== Recorded data ==

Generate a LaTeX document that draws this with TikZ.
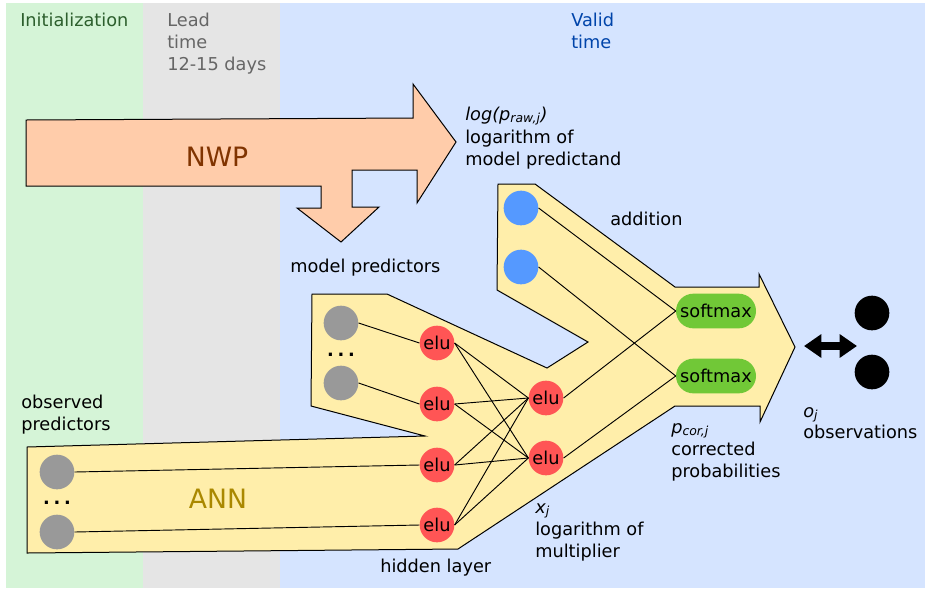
\documentclass[tikz,border=0pt]{standalone}
\usepackage{fontspec}
\setmainfont{DejaVu Sans}
\usetikzlibrary{arrows.meta}

\definecolor{bandgreen}{HTML}{D5F4D7}
\definecolor{bandgray}{HTML}{E5E5E5}
\definecolor{bandblue}{HTML}{D5E4FF}
\definecolor{initgreen}{HTML}{2D5F2D}
\definecolor{leadgray}{HTML}{666666}
\definecolor{validblue}{HTML}{0044AA}
\definecolor{nwpfill}{HTML}{FFCCAA}
\definecolor{nwptext}{HTML}{803300}
\definecolor{annfill}{HTML}{FFEEAA}
\definecolor{anntext}{HTML}{AA8800}
\definecolor{elured}{HTML}{FF5555}
\definecolor{addblue}{HTML}{5599FF}
\definecolor{inputgray}{HTML}{999999}
\definecolor{softgreen}{HTML}{71C837}

\begin{document}
\begin{tikzpicture}[x=0.75pt,y=-0.75pt,
  every node/.style={font=\fontsize{13.3}{16}\selectfont},
  lbl/.style={anchor=base west, inner sep=0pt},
  shape outline/.style={draw=black, line width=0.75pt, line join=miter},
  unit/.style={circle, inner sep=0pt, minimum size=26pt},
  elu/.style={unit, fill=elured},
  inp/.style={unit, fill=inputgray},
  addin/.style={unit, fill=addblue},
  obs/.style={unit, fill=black},
  soft/.style={rectangle, rounded corners=13pt, fill=softgreen, inner sep=0pt,
    minimum width=60pt, minimum height=26pt},
  link/.style={draw=black, line width=0.7pt},
  dots/.style={anchor=base, inner sep=0pt, font=\fontsize{13.3}{16}\selectfont\bfseries}
]
\useasboundingbox (0,0) rectangle (927,590);

% time bands
\fill[bandgreen] (6,3) rectangle (143,588);
\fill[bandgray] (143,3) rectangle (280,588);
\fill[bandblue] (280,3) rectangle (925,588);

% band titles
\node[lbl, text=initgreen] (tInit) at (20,26) {Initialization};
\node[lbl, text=leadgray] (tLead1) at (167,26) {Lead};
\node[lbl, text=leadgray] (tLead2) at (167,48) {time};
\node[lbl, text=leadgray] (tLead3) at (167,70) {12-15 days};
\node[lbl, text=validblue] (tValid1) at (571,26) {Valid};
\node[lbl, text=validblue] (tValid2) at (571,48) {time};

% NWP arrow with the branch down to the model predictors
\draw[shape outline, fill=nwpfill]
  (26,120) -- (413,118) -- (413,84) -- (456,142) -- (417,203) -- (417,170)
  -- (352,170) -- (352,207) -- (379,207) -- (341,242) -- (297,208)
  -- (321,208) -- (321,186) -- (26,186) -- cycle;
\node[text=nwptext, font=\fontsize{20}{24}\selectfont, inner sep=0pt] (nwp) at (217,157) {NWP};

% ANN body: observed-predictor bar, model-predictor branch, addition branch
\draw[shape outline, fill=annfill]
  (27,447) -- (425,436) -- (311,406) -- (312,294) -- (387,294) -- (547,368)
  -- (588,342) -- (497,290) -- (498,184) -- (535,184) -- (675,287) -- (759,287)
  -- (759,274) -- (795,347) -- (760,422) -- (760,406) -- (675,406) -- (458,549)
  -- (27,553) -- cycle;
\node[text=anntext, font=\fontsize{20}{24}\selectfont, inner sep=0pt] (ann) at (218,499) {ANN};

% inputs
\node[inp] (m1) at (341,323) {};
\node[inp] (m2) at (341,383) {};
\node[dots] (mdots) at (341,356) {.\kern2.8pt.\kern2.8pt.};
\node[inp] (p1) at (57,472) {};
\node[inp] (p2) at (57,532) {};
\node[dots] (pdots) at (57,504) {.\kern2.8pt.\kern2.8pt.};
\node[addin] (a1) at (521,208) {};
\node[addin] (a2) at (521,267) {};

% hidden and output layers
\node[elu] (h1) at (437,343) {elu};
\node[elu] (h2) at (437,404) {elu};
\node[elu] (h3) at (437,465) {elu};
\node[elu] (h4) at (437,525) {elu};
\node[elu] (o1) at (546,398) {elu};
\node[elu] (o2) at (546,458) {elu};

\node[soft] (s1) at (716,311) {softmax};
\node[soft] (s2) at (716,376) {softmax};

% observations
\node[obs] (b1) at (872,313) {};
\node[obs] (b2) at (872,372) {};

% connections
\draw[link] (m1.east) -- (h1.west);
\draw[link] (m2.east) -- (h2.west);
\draw[link] (p1.east) -- (h3.west);
\draw[link] (p2.east) -- (h4.west);
\foreach \h in {h1,h2,h3,h4}{
  \draw[link] (\h.east) -- (o1.west);
  \draw[link] (\h.east) -- (o2.west);
}
\draw[link] (o1.east) -- (s1.west);
\draw[link] (o2.east) -- (s2.west);
\draw[link] (a1.east) -- (s1.west);
\draw[link] (a2.east) -- (s2.west);

% comparison with observations
\coordinate (cmpL) at (804,346);
\coordinate (cmpR) at (857,346);
\draw[line width=5.5pt, {Triangle[length=13pt,width=17pt]}-{Triangle[length=13pt,width=17pt]}] (cmpL) -- (cmpR);

% annotations
\node[lbl] (lp1) at (465,120) {\textit{log(p\textsubscript{raw,j})}};
\node[lbl] (lp2) at (465,143) {logarithm of};
\node[lbl] (lp3) at (465,165) {model predictand};
\node[lbl] (add) at (610,225) {addition};
\node[lbl] (mp) at (290,272) {model predictors};
\node[lbl] (op1) at (21,408) {observed};
\node[lbl] (op2) at (21,430) {predictors};
\node[lbl] (hl) at (380,572) {hidden layer};
\node[lbl] (x1) at (535,513) {\textit{x\textsubscript{j}}};
\node[lbl] (x2) at (535,535) {logarithm of};
\node[lbl] (x3) at (535,557) {multiplier};
\node[lbl] (pc1) at (671,433) {\textit{p\textsubscript{cor,j}}};
\node[lbl] (pc2) at (671,455) {corrected};
\node[lbl] (pc3) at (671,477) {probabilities};
\node[lbl] (oj1) at (803,417) {\textit{o\textsubscript{j}}};
\node[lbl] (oj2) at (803,438) {observations};
\end{tikzpicture}
\end{document}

===

Given request —
Send back the data above word for word, with the pictures left out.

Finished exercise —
Generate a LaTeX document that draws this with TikZ.
\documentclass[tikz,border=0pt]{standalone}
\usepackage{fontspec}
\setmainfont{DejaVu Sans}
\usetikzlibrary{arrows.meta}

\definecolor{bandgreen}{HTML}{D5F4D7}
\definecolor{bandgray}{HTML}{E5E5E5}
\definecolor{bandblue}{HTML}{D5E4FF}
\definecolor{initgreen}{HTML}{2D5F2D}
\definecolor{leadgray}{HTML}{666666}
\definecolor{validblue}{HTML}{0044AA}
\definecolor{nwpfill}{HTML}{FFCCAA}
\definecolor{nwptext}{HTML}{803300}
\definecolor{annfill}{HTML}{FFEEAA}
\definecolor{anntext}{HTML}{AA8800}
\definecolor{elured}{HTML}{FF5555}
\definecolor{addblue}{HTML}{5599FF}
\definecolor{inputgray}{HTML}{999999}
\definecolor{softgreen}{HTML}{71C837}

\begin{document}
\begin{tikzpicture}[x=0.75pt,y=-0.75pt,
  every node/.style={font=\fontsize{13.3}{16}\selectfont},
  lbl/.style={anchor=base west, inner sep=0pt},
  shape outline/.style={draw=black, line width=0.75pt, line join=miter},
  unit/.style={circle, inner sep=0pt, minimum size=26pt},
  elu/.style={unit, fill=elured},
  inp/.style={unit, fill=inputgray},
  addin/.style={unit, fill=addblue},
  obs/.style={unit, fill=black},
  soft/.style={rectangle, rounded corners=13pt, fill=softgreen, inner sep=0pt,
    minimum width=60pt, minimum height=26pt},
  link/.style={draw=black, line width=0.7pt},
  dots/.style={anchor=base, inner sep=0pt, font=\fontsize{13.3}{16}\selectfont\bfseries}
]
\useasboundingbox (0,0) rectangle (927,590);

% time bands
\fill[bandgreen] (6,3) rectangle (143,588);
\fill[bandgray] (143,3) rectangle (280,588);
\fill[bandblue] (280,3) rectangle (925,588);

% band titles
\node[lbl, text=initgreen] (tInit) at (20,26) {Initialization};
\node[lbl, text=leadgray] (tLead1) at (167,26) {Lead};
\node[lbl, text=leadgray] (tLead2) at (167,48) {time};
\node[lbl, text=leadgray] (tLead3) at (167,70) {12-15 days};
\node[lbl, text=validblue] (tValid1) at (571,26) {Valid};
\node[lbl, text=validblue] (tValid2) at (571,48) {time};

% NWP arrow with the branch down to the model predictors
\draw[shape outline, fill=nwpfill]
  (26,120) -- (413,118) -- (413,84) -- (456,142) -- (417,203) -- (417,170)
  -- (352,170) -- (352,207) -- (379,207) -- (341,242) -- (297,208)
  -- (321,208) -- (321,186) -- (26,186) -- cycle;
\node[text=nwptext, font=\fontsize{20}{24}\selectfont, inner sep=0pt] (nwp) at (217,157) {NWP};

% ANN body: observed-predictor bar, model-predictor branch, addition branch
\draw[shape outline, fill=annfill]
  (27,447) -- (425,436) -- (311,406) -- (312,294) -- (387,294) -- (547,368)
  -- (588,342) -- (497,290) -- (498,184) -- (535,184) -- (675,287) -- (759,287)
  -- (759,274) -- (795,347) -- (760,422) -- (760,406) -- (675,406) -- (458,549)
  -- (27,553) -- cycle;
\node[text=anntext, font=\fontsize{20}{24}\selectfont, inner sep=0pt] (ann) at (218,499) {ANN};

% inputs
\node[inp] (m1) at (341,323) {};
\node[inp] (m2) at (341,383) {};
\node[dots] (mdots) at (341,356) {.\kern2.8pt.\kern2.8pt.};
\node[inp] (p1) at (57,472) {};
\node[inp] (p2) at (57,532) {};
\node[dots] (pdots) at (57,504) {.\kern2.8pt.\kern2.8pt.};
\node[addin] (a1) at (521,208) {};
\node[addin] (a2) at (521,267) {};

% hidden and output layers
\node[elu] (h1) at (437,343) {elu};
\node[elu] (h2) at (437,404) {elu};
\node[elu] (h3) at (437,465) {elu};
\node[elu] (h4) at (437,525) {elu};
\node[elu] (o1) at (546,398) {elu};
\node[elu] (o2) at (546,458) {elu};

\node[soft] (s1) at (716,311) {softmax};
\node[soft] (s2) at (716,376) {softmax};

% observations
\node[obs] (b1) at (872,313) {};
\node[obs] (b2) at (872,372) {};

% connections
\draw[link] (m1.east) -- (h1.west);
\draw[link] (m2.east) -- (h2.west);
\draw[link] (p1.east) -- (h3.west);
\draw[link] (p2.east) -- (h4.west);
\foreach \h in {h1,h2,h3,h4}{
  \draw[link] (\h.east) -- (o1.west);
  \draw[link] (\h.east) -- (o2.west);
}
\draw[link] (o1.east) -- (s1.west);
\draw[link] (o2.east) -- (s2.west);
\draw[link] (a1.east) -- (s1.west);
\draw[link] (a2.east) -- (s2.west);

% comparison with observations
\coordinate (cmpL) at (804,346);
\coordinate (cmpR) at (857,346);
\draw[line width=5.5pt, {Triangle[length=13pt,width=17pt]}-{Triangle[length=13pt,width=17pt]}] (cmpL) -- (cmpR);

% annotations
\node[lbl] (lp1) at (465,120) {\textit{log(p\textsubscript{raw,j})}};
\node[lbl] (lp2) at (465,143) {logarithm of};
\node[lbl] (lp3) at (465,165) {model predictand};
\node[lbl] (add) at (610,225) {addition};
\node[lbl] (mp) at (290,272) {model predictors};
\node[lbl] (op1) at (21,408) {observed};
\node[lbl] (op2) at (21,430) {predictors};
\node[lbl] (hl) at (380,572) {hidden layer};
\node[lbl] (x1) at (535,513) {\textit{x\textsubscript{j}}};
\node[lbl] (x2) at (535,535) {logarithm of};
\node[lbl] (x3) at (535,557) {multiplier};
\node[lbl] (pc1) at (671,433) {\textit{p\textsubscript{cor,j}}};
\node[lbl] (pc2) at (671,455) {corrected};
\node[lbl] (pc3) at (671,477) {probabilities};
\node[lbl] (oj1) at (803,417) {\textit{o\textsubscript{j}}};
\node[lbl] (oj2) at (803,438) {observations};
\end{tikzpicture}
\end{document}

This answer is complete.